------ Data excerpt ------
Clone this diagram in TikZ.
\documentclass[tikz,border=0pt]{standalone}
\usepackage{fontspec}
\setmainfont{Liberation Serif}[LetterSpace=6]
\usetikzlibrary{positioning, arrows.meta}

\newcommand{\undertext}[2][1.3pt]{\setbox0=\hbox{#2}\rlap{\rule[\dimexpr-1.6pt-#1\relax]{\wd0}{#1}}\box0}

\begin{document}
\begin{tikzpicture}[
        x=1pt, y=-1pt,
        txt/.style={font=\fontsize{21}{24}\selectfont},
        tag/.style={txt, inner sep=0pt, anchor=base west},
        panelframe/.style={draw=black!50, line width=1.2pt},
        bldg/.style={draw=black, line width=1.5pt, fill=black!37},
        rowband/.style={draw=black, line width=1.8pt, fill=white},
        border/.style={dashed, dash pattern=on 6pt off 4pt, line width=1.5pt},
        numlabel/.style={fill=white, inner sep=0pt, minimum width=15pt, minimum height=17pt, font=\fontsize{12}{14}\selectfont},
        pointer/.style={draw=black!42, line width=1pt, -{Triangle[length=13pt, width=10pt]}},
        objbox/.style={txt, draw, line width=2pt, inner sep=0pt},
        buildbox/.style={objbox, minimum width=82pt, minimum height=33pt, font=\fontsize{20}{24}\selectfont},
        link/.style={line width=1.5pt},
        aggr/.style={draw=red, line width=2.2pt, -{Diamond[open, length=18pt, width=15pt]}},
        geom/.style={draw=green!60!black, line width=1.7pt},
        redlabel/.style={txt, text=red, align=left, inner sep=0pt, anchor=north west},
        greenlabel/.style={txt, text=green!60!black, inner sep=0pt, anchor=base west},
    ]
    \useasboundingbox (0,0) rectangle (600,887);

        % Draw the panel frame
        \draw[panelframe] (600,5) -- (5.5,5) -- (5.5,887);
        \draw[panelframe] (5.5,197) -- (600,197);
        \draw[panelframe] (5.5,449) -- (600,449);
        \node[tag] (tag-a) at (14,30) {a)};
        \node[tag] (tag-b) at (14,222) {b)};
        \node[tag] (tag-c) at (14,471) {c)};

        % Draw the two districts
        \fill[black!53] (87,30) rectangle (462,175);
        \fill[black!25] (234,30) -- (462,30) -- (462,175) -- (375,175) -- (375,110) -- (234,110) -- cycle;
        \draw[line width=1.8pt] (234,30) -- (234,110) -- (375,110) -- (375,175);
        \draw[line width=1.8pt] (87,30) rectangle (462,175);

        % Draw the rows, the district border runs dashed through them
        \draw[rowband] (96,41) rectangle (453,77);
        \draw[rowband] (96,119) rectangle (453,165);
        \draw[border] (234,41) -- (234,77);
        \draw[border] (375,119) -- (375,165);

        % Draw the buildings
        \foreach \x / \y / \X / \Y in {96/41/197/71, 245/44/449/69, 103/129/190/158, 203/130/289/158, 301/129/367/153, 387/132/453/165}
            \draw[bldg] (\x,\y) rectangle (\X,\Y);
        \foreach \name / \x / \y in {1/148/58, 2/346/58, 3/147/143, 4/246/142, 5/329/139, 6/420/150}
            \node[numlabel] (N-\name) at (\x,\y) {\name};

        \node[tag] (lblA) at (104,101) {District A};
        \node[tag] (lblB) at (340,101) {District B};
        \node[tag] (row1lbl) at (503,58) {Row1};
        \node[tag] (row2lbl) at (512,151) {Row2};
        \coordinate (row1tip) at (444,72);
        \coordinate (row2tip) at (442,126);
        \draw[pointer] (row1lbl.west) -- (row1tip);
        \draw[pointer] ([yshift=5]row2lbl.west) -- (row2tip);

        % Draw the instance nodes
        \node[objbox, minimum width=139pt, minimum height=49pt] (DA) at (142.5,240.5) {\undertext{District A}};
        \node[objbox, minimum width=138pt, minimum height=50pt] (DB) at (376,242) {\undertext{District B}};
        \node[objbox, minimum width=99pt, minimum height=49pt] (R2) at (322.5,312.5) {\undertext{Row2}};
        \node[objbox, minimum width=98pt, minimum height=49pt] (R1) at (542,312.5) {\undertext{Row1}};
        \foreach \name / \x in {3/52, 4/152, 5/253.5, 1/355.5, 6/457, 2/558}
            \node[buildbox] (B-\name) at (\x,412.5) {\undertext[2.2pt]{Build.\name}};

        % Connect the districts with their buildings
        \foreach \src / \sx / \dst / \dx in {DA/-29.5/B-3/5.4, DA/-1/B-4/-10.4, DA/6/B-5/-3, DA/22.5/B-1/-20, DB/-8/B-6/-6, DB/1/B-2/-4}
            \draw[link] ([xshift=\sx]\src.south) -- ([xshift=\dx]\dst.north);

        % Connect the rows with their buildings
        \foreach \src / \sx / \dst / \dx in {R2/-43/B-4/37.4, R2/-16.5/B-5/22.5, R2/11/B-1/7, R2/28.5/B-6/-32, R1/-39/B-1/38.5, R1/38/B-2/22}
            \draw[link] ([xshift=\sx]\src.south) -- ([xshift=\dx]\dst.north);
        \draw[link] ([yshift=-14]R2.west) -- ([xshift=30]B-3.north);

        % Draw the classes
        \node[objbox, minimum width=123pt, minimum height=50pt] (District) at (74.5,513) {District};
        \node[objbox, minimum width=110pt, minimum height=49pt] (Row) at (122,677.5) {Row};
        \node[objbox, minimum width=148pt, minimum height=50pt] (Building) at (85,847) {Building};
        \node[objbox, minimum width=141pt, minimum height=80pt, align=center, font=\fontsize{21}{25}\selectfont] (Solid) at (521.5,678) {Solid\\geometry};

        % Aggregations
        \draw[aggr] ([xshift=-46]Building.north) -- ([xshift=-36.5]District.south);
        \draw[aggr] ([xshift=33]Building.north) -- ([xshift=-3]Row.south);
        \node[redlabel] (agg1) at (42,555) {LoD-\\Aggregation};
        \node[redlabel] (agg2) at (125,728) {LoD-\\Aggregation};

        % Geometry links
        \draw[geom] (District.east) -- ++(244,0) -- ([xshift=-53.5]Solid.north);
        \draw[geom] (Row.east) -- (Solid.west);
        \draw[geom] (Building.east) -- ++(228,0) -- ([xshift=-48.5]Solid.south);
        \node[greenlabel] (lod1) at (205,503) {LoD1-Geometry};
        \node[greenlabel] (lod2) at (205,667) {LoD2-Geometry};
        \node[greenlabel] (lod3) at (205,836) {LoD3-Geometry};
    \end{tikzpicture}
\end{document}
------
> **Directive**
Write the data back out verbatim.

> **Response to this task**
Clone this diagram in TikZ.
\documentclass[tikz,border=0pt]{standalone}
\usepackage{fontspec}
\setmainfont{Liberation Serif}[LetterSpace=6]
\usetikzlibrary{positioning, arrows.meta}

\newcommand{\undertext}[2][1.3pt]{\setbox0=\hbox{#2}\rlap{\rule[\dimexpr-1.6pt-#1\relax]{\wd0}{#1}}\box0}

\begin{document}
\begin{tikzpicture}[
        x=1pt, y=-1pt,
        txt/.style={font=\fontsize{21}{24}\selectfont},
        tag/.style={txt, inner sep=0pt, anchor=base west},
        panelframe/.style={draw=black!50, line width=1.2pt},
        bldg/.style={draw=black, line width=1.5pt, fill=black!37},
        rowband/.style={draw=black, line width=1.8pt, fill=white},
        border/.style={dashed, dash pattern=on 6pt off 4pt, line width=1.5pt},
        numlabel/.style={fill=white, inner sep=0pt, minimum width=15pt, minimum height=17pt, font=\fontsize{12}{14}\selectfont},
        pointer/.style={draw=black!42, line width=1pt, -{Triangle[length=13pt, width=10pt]}},
        objbox/.style={txt, draw, line width=2pt, inner sep=0pt},
        buildbox/.style={objbox, minimum width=82pt, minimum height=33pt, font=\fontsize{20}{24}\selectfont},
        link/.style={line width=1.5pt},
        aggr/.style={draw=red, line width=2.2pt, -{Diamond[open, length=18pt, width=15pt]}},
        geom/.style={draw=green!60!black, line width=1.7pt},
        redlabel/.style={txt, text=red, align=left, inner sep=0pt, anchor=north west},
        greenlabel/.style={txt, text=green!60!black, inner sep=0pt, anchor=base west},
    ]
    \useasboundingbox (0,0) rectangle (600,887);

        % Draw the panel frame
        \draw[panelframe] (600,5) -- (5.5,5) -- (5.5,887);
        \draw[panelframe] (5.5,197) -- (600,197);
        \draw[panelframe] (5.5,449) -- (600,449);
        \node[tag] (tag-a) at (14,30) {a)};
        \node[tag] (tag-b) at (14,222) {b)};
        \node[tag] (tag-c) at (14,471) {c)};

        % Draw the two districts
        \fill[black!53] (87,30) rectangle (462,175);
        \fill[black!25] (234,30) -- (462,30) -- (462,175) -- (375,175) -- (375,110) -- (234,110) -- cycle;
        \draw[line width=1.8pt] (234,30) -- (234,110) -- (375,110) -- (375,175);
        \draw[line width=1.8pt] (87,30) rectangle (462,175);

        % Draw the rows, the district border runs dashed through them
        \draw[rowband] (96,41) rectangle (453,77);
        \draw[rowband] (96,119) rectangle (453,165);
        \draw[border] (234,41) -- (234,77);
        \draw[border] (375,119) -- (375,165);

        % Draw the buildings
        \foreach \x / \y / \X / \Y in {96/41/197/71, 245/44/449/69, 103/129/190/158, 203/130/289/158, 301/129/367/153, 387/132/453/165}
            \draw[bldg] (\x,\y) rectangle (\X,\Y);
        \foreach \name / \x / \y in {1/148/58, 2/346/58, 3/147/143, 4/246/142, 5/329/139, 6/420/150}
            \node[numlabel] (N-\name) at (\x,\y) {\name};

        \node[tag] (lblA) at (104,101) {District A};
        \node[tag] (lblB) at (340,101) {District B};
        \node[tag] (row1lbl) at (503,58) {Row1};
        \node[tag] (row2lbl) at (512,151) {Row2};
        \coordinate (row1tip) at (444,72);
        \coordinate (row2tip) at (442,126);
        \draw[pointer] (row1lbl.west) -- (row1tip);
        \draw[pointer] ([yshift=5]row2lbl.west) -- (row2tip);

        % Draw the instance nodes
        \node[objbox, minimum width=139pt, minimum height=49pt] (DA) at (142.5,240.5) {\undertext{District A}};
        \node[objbox, minimum width=138pt, minimum height=50pt] (DB) at (376,242) {\undertext{District B}};
        \node[objbox, minimum width=99pt, minimum height=49pt] (R2) at (322.5,312.5) {\undertext{Row2}};
        \node[objbox, minimum width=98pt, minimum height=49pt] (R1) at (542,312.5) {\undertext{Row1}};
        \foreach \name / \x in {3/52, 4/152, 5/253.5, 1/355.5, 6/457, 2/558}
            \node[buildbox] (B-\name) at (\x,412.5) {\undertext[2.2pt]{Build.\name}};

        % Connect the districts with their buildings
        \foreach \src / \sx / \dst / \dx in {DA/-29.5/B-3/5.4, DA/-1/B-4/-10.4, DA/6/B-5/-3, DA/22.5/B-1/-20, DB/-8/B-6/-6, DB/1/B-2/-4}
            \draw[link] ([xshift=\sx]\src.south) -- ([xshift=\dx]\dst.north);

        % Connect the rows with their buildings
        \foreach \src / \sx / \dst / \dx in {R2/-43/B-4/37.4, R2/-16.5/B-5/22.5, R2/11/B-1/7, R2/28.5/B-6/-32, R1/-39/B-1/38.5, R1/38/B-2/22}
            \draw[link] ([xshift=\sx]\src.south) -- ([xshift=\dx]\dst.north);
        \draw[link] ([yshift=-14]R2.west) -- ([xshift=30]B-3.north);

        % Draw the classes
        \node[objbox, minimum width=123pt, minimum height=50pt] (District) at (74.5,513) {District};
        \node[objbox, minimum width=110pt, minimum height=49pt] (Row) at (122,677.5) {Row};
        \node[objbox, minimum width=148pt, minimum height=50pt] (Building) at (85,847) {Building};
        \node[objbox, minimum width=141pt, minimum height=80pt, align=center, font=\fontsize{21}{25}\selectfont] (Solid) at (521.5,678) {Solid\\geometry};

        % Aggregations
        \draw[aggr] ([xshift=-46]Building.north) -- ([xshift=-36.5]District.south);
        \draw[aggr] ([xshift=33]Building.north) -- ([xshift=-3]Row.south);
        \node[redlabel] (agg1) at (42,555) {LoD-\\Aggregation};
        \node[redlabel] (agg2) at (125,728) {LoD-\\Aggregation};

        % Geometry links
        \draw[geom] (District.east) -- ++(244,0) -- ([xshift=-53.5]Solid.north);
        \draw[geom] (Row.east) -- (Solid.west);
        \draw[geom] (Building.east) -- ++(228,0) -- ([xshift=-48.5]Solid.south);
        \node[greenlabel] (lod1) at (205,503) {LoD1-Geometry};
        \node[greenlabel] (lod2) at (205,667) {LoD2-Geometry};
        \node[greenlabel] (lod3) at (205,836) {LoD3-Geometry};
    \end{tikzpicture}
\end{document}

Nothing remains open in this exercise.